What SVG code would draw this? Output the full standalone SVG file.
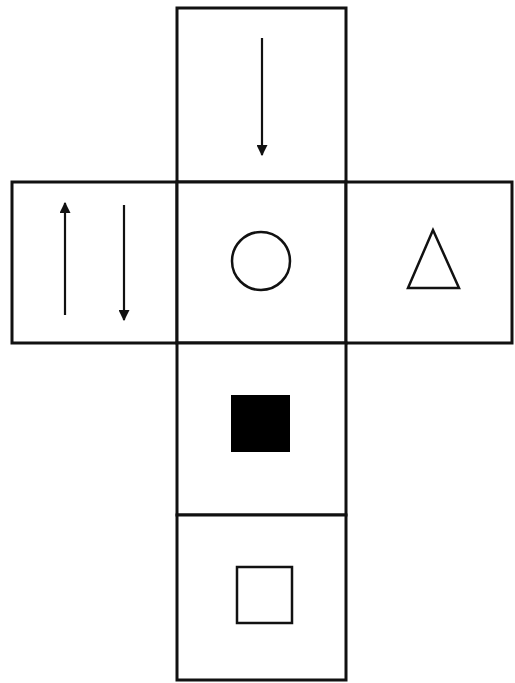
<svg xmlns="http://www.w3.org/2000/svg" width="515" height="683" viewBox="0 0 515 683">
<style>
.face{fill:#fff;stroke:#111;stroke-width:3}
.ln{stroke:#111;stroke-width:2.2;fill:none}
.shape{fill:none;stroke:#111;stroke-width:2.5}
</style>
<defs>
<marker id="ah" viewBox="0 0 10 10" refX="9" refY="5" markerWidth="5" markerHeight="5" orient="auto" markerUnits="strokeWidth">
<path d="M0,0 L10,5 L0,10 z" fill="#111"/>
</marker>
</defs>
<rect width="515" height="683" fill="#fff"/>
<g id="face-top"><rect class="face" x="177" y="8" width="169" height="174"/></g>
<g id="face-left"><rect class="face" x="12" y="182" width="165" height="161"/></g>
<g id="face-center"><rect class="face" x="177" y="182" width="169" height="161"/>
<circle class="shape" cx="261" cy="261" r="29"/></g>
<g id="face-right"><rect class="face" x="346" y="182" width="166" height="161"/>
<polygon class="shape" points="433,230 408,288 459,288"/></g>
<g id="face-black"><rect class="face" x="177" y="343" width="169" height="172"/>
<rect x="231" y="395" width="59" height="57" fill="#000"/></g>
<g id="face-bottom"><rect class="face" x="177" y="515" width="169" height="165"/>
<rect class="shape" x="237" y="567" width="55" height="56"/></g>
<g id="connectors">
<line class="ln" x1="262" y1="38" x2="262" y2="155" marker-end="url(#ah)"/>
<line class="ln" x1="65" y1="315" x2="65" y2="203" marker-end="url(#ah)"/>
<line class="ln" x1="124" y1="205" x2="124" y2="320" marker-end="url(#ah)"/>
</g>
</svg>
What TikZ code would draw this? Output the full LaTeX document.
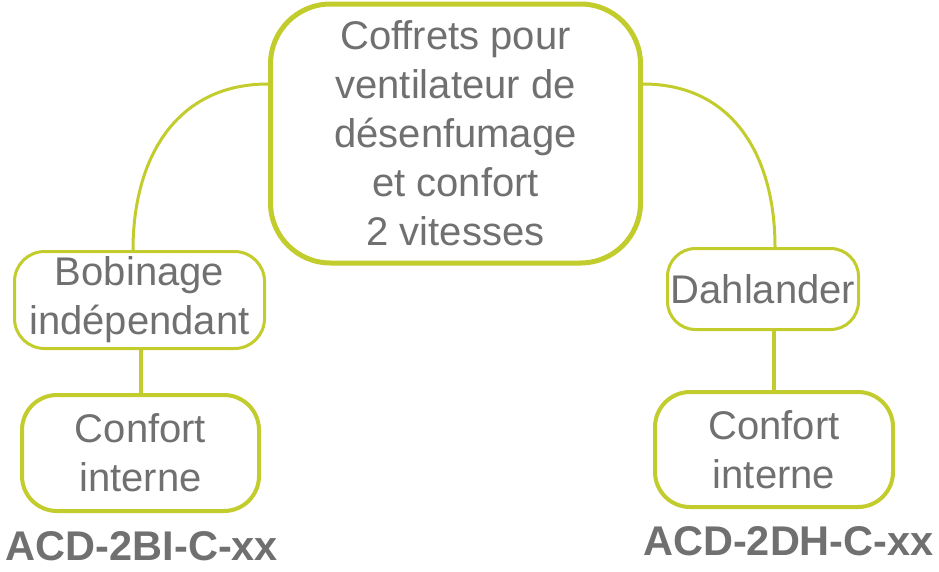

---------------

> Job:
Retype every entry verbatim and exclude the pictures from the copy.

> Exercise response:
What SVG code would draw this? Output the full standalone SVG file.
<svg xmlns="http://www.w3.org/2000/svg" width="515" height="683" viewBox="0 0 515 683">
<style>
.face{fill:#fff;stroke:#111;stroke-width:3}
.ln{stroke:#111;stroke-width:2.2;fill:none}
.shape{fill:none;stroke:#111;stroke-width:2.5}
</style>
<defs>
<marker id="ah" viewBox="0 0 10 10" refX="9" refY="5" markerWidth="5" markerHeight="5" orient="auto" markerUnits="strokeWidth">
<path d="M0,0 L10,5 L0,10 z" fill="#111"/>
</marker>
</defs>
<rect width="515" height="683" fill="#fff"/>
<g id="face-top"><rect class="face" x="177" y="8" width="169" height="174"/></g>
<g id="face-left"><rect class="face" x="12" y="182" width="165" height="161"/></g>
<g id="face-center"><rect class="face" x="177" y="182" width="169" height="161"/>
<circle class="shape" cx="261" cy="261" r="29"/></g>
<g id="face-right"><rect class="face" x="346" y="182" width="166" height="161"/>
<polygon class="shape" points="433,230 408,288 459,288"/></g>
<g id="face-black"><rect class="face" x="177" y="343" width="169" height="172"/>
<rect x="231" y="395" width="59" height="57" fill="#000"/></g>
<g id="face-bottom"><rect class="face" x="177" y="515" width="169" height="165"/>
<rect class="shape" x="237" y="567" width="55" height="56"/></g>
<g id="connectors">
<line class="ln" x1="262" y1="38" x2="262" y2="155" marker-end="url(#ah)"/>
<line class="ln" x1="65" y1="315" x2="65" y2="203" marker-end="url(#ah)"/>
<line class="ln" x1="124" y1="205" x2="124" y2="320" marker-end="url(#ah)"/>
</g>
</svg>
What TikZ code would draw this? Output the full LaTeX document.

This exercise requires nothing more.